Add `SortedArray`, `SortedSet` and `SortedDictionary` with binary search

lorentey · April 21, 2021, 9:58pm

Please do not look for conspiracies where none exist. The firstIndex(where:) and partition(by:) methods exist in the standard library because we think they're very useful, and people should use them when possible. They are also sibling APIs on roughly the same level within the stdlib module. Whether or not they call each other does not indicate anything about anything. (Reducing trivial code duplication within the stdlib is a minor cosmetic concern, not an absolute goal.)

The default MutableCollection.partition(by:) implementation does call firstIndex(where:). However, the bidirectional variant doesn't, simply because it isn't an exact fit. This fact implies absolutely nothing about whether we think people should use firstIndex(where:) -- we do!

Are you derailing this conversation to relitigate PR #34814? I'm sorry I offended you by declining your suggestion. I stated my reasoning in the PR -- but note that I felt this was a minor cosmetic disagreement (a matter of taste). I didn't realize you'll take it as a sign of some sinister intent, and that you'll bring it up months later in a completely unrelated context.

To clear this up, I spent some time to explain my reasoning in more detail below.

All things being equal, I preferred the code to reflect the algorithm in Hoare's original paper, because I find it has a pleasing symmetry about it. Hoare wrote his paper during the Kennedy administration in 1962, and back then he chose to present his algorithm using a popular programming language at the time, called "English".
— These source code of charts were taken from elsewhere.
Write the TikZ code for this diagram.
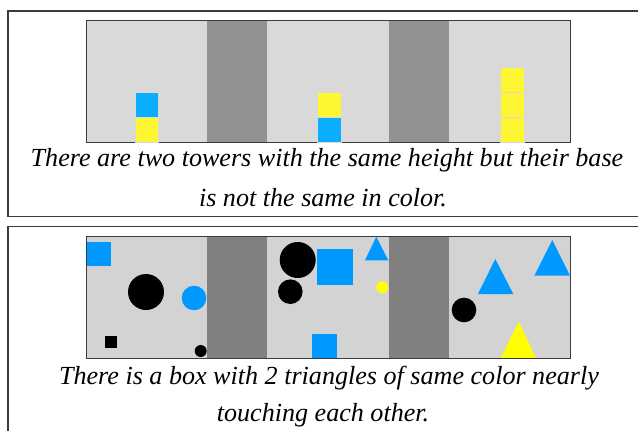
\documentclass[tikz,border=0pt]{standalone}
\usepackage{fontspec}
\setmainfont{Liberation Serif}
\usetikzlibrary{positioning}
% colours of the two scenes
\definecolor{towerbg}{RGB}{217,217,217}
\definecolor{towerstripe}{RGB}{146,146,146}
\definecolor{towerblue}{RGB}{10,174,252}
\definecolor{toweryellow}{RGB}{255,246,51}
\definecolor{shapebg}{RGB}{211,211,211}
\definecolor{shapestripe}{RGB}{128,128,128}
\definecolor{shapeblue}{RGB}{0,153,255}
\definecolor{shapeyellow}{RGB}{255,255,0}
\definecolor{framec}{RGB}{60,60,60}
\tikzset{
  panel/.style={draw=framec, line width=1.1pt},
  scene/.style={draw=framec, line width=0.9pt},
  caption/.style={font=\fontsize{26.1}{30}\selectfont\itshape, inner sep=0pt, anchor=base},
  blueblk/.style={fill=towerblue, draw=towerbg, line width=0.5pt},
  yellowblk/.style={fill=toweryellow, draw=towerbg, line width=0.5pt},
  bluething/.style={fill=shapeblue},
  yellowthing/.style={fill=shapeyellow},
  blackthing/.style={fill=black}
}
\begin{document}
\begin{tikzpicture}[x=1pt, y=-1pt]
\useasboundingbox (0,0) rectangle (638,431);
\clip (0,0) rectangle (638,431);

% upper panel: towers
\draw[panel] (660,11) -- (8,11) -- (8,216.5) -- (660,216.5);
\fill[towerbg] (86,20) rectangle (570,142);
\fill[towerstripe] (207,20) rectangle (267,142);
\fill[towerstripe] (389,20) rectangle (449,142);
\draw[scene] (86,20) rectangle (570,142);
% tower 1
\filldraw[yellowblk] (135,117) rectangle (158,142);
\filldraw[blueblk] (135,92) rectangle (158,117);
% tower 2
\filldraw[blueblk] (317,117) rectangle (341,142);
\filldraw[yellowblk] (317,92) rectangle (341,117);
% tower 3
\filldraw[yellowblk] (500,117) rectangle (524,142);
\filldraw[yellowblk] (500,92) rectangle (524,117);
\filldraw[yellowblk] (500,67) rectangle (524,92);
\node[caption] (capA) at (327,166.7) {There are two towers with the same height but their base};
\node[caption] (capB) at (323,206.7) {is not the same in color.};

% lower panel: loose shapes
\draw[panel] (660,226.5) -- (8,226.5) -- (8,450);
\fill[shapebg] (86,236) rectangle (570,358);
\fill[shapestripe] (207,236) rectangle (267,358);
\fill[shapestripe] (389,236) rectangle (449,358);
% left box
\fill[bluething] (87,242) rectangle (111,266);
\fill[blackthing] (146,292) circle (18);
\fill[bluething] (194,298) circle (12.3);
\fill[blackthing] (105,335.5) rectangle (117,347.5);
\fill[blackthing] (200.7,351) circle (6);
% middle box
\fill[blackthing] (297.7,260) circle (18);
\fill[blackthing] (290.3,291.7) circle (12.3);
\fill[bluething] (317.3,249.3) rectangle (353.3,285.3);
\fill[bluething] (376.3,236.7) -- (388.3,260.3) -- (365,260.3) -- cycle;
\fill[yellowthing] (382.3,287.3) circle (6);
\fill[bluething] (312.3,333.5) rectangle (336.7,358);
% right box
\fill[bluething] (495.3,259) -- (513.3,294) -- (478,294) -- cycle;
\fill[bluething] (552.3,240) -- (570,275.7) -- (534.3,275.7) -- cycle;
\fill[blackthing] (464,310) circle (12.3);
\fill[yellowthing] (518.7,321.7) -- (536,358) -- (500.7,358) -- cycle;
\draw[scene] (86,236) rectangle (570,358);
\node[caption] (capC) at (329,384) {There is a box with 2 triangles of same color nearly};
\node[caption] (capD) at (323,421) {touching each other.};
\end{tikzpicture}
\end{document}
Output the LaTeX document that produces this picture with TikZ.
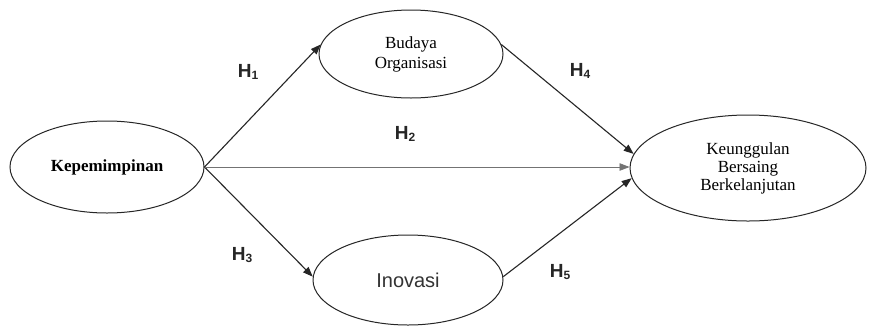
\documentclass[tikz,border=0pt]{standalone}
\usepackage{fontspec}
\setmainfont{Liberation Serif}
\newfontfamily\arialf{Liberation Sans}
\usetikzlibrary{arrows.meta,shapes.geometric}
\tikzset{
  var/.style={draw=black!85, line width=1pt, ellipse, inner sep=0pt, align=center},
  link/.style={draw=black!85, line width=1.1pt, -{Triangle[length=10pt,width=7.5pt]}},
  thinlink/.style={draw=black!55, line width=0.7pt, -{Triangle[length=10pt,width=7.5pt]}},
  hlabel/.style={font=\arialf\bfseries\fontsize{19}{19}\selectfont, text=black!85, inner sep=0pt}
}
\newcommand{\hyp}[1]{H\raisebox{-0.25ex}{\fontsize{12}{12}\selectfont #1}}
\begin{document}
\begin{tikzpicture}[x=1pt,y=-1pt]
\useasboundingbox[fill=white] (0,0) rectangle (869,325);
\node[var, minimum width=194pt, minimum height=92pt, font=\bfseries\fontsize{17}{18}\selectfont] (kep) at (107,167) {Kepemimpinan};
\node[var, minimum width=184pt, minimum height=88pt, font=\fontsize{17}{20}\selectfont] (bud) at (411,54) {Budaya\\Organisasi};
\node[var, minimum width=190pt, minimum height=90pt, font=\arialf\fontsize{20}{20}\selectfont, text=black!80] (ino) at (408,280) {Inovasi};
\node[var, minimum width=236pt, minimum height=106pt, font=\fontsize{17}{18}\selectfont] (keu) at (748,168) {Keunggulan\\Bersaing\\Berkelanjutan};
\draw[link] (kep.east) -- (bud.174);
\draw[link] (kep.east) -- (ino.178);
\draw[thinlink] (kep.east) -- (kep.east -| keu.west);
\draw[link] (bud.6) -- (keu.173);
\draw[link] (ino.2) -- (keu.185);
\node[hlabel] (h1) at (248,72) {\hyp{1}};
\node[hlabel] (h2) at (405,134) {\hyp{2}};
\node[hlabel] (h3) at (242,255) {\hyp{3}};
\node[hlabel] (h4) at (580,71) {\hyp{4}};
\node[hlabel] (h5) at (560,272) {\hyp{5}};
\end{tikzpicture}
\end{document}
The items to be sorted are scanned by two pointers; one of them, the lower pointer, starts at the item with lowest address, and moves upward in the store, while the other, the upper pointer, starts at the item with the highest address and moves downward. The lower pointer starts first. If the item to which it refers has a key which is equal to or less than the bound, it moves up to point to the item in the next higher group of locations. It continues to move up until it finds an item with key value greater than the bound. In this case the lower pointer stops and the upper pointer starts its scan. If the item to which it refers has a key which is equal to or greater than the bound, it moves down to point to the item in the next lower locations. It continues to move down until it finds an item with key value less than the bound. Now the two items to which the pointers refer are obviously in the wrong positions, and they must be exchanged. After the exchange, each pointer is stepped one item in its appropriate direction, and the lower pointer resumes its upward scan of the data. The process continues until the pointers cross each other, so that the lower pointer refers to an item in higher-addressed locations than the item referred to by the upper pointer. In this case, the exchange of items is suppressed, the dividing line is drawn between the two pointers, and the partition process is at an end.

If we port this code sample to Swift, we get the algorithm I committed.

If we wanted, we could reformulate this code in terms of firstIndex(where:) and lastIndex(where:), to get something like:

var lo = startIndex
var hi = endIndex
while lo < hi {
  guard let i = try self[lo ..< hi].firstIndex(where: belongsInSecondPartition) else { 
    return hi
  }
  guard let j = try self[i ..< hi].lastIndex(where { try !belongsInSecondPartition($0) }) else {
    return i
  }
  
  swapAt(i, j)
  lo = index(after: i)
  hi = j
}
return lo

This keeps the structure of the algorithm intact. It does not reduce the complexity of the algorithm at all, though -- this is still operating on the level of raw indices. In fact, I have probably introduced some bugs, because hammering the code into the shape of the two sibling algorithms was not trivial. And the resulting code still includes a raw index(after:) invocation, so the change has achieved essentially nothing, other than slightly obscuring the underlying logic -- but note that this is just my opinion, not an absolute fact.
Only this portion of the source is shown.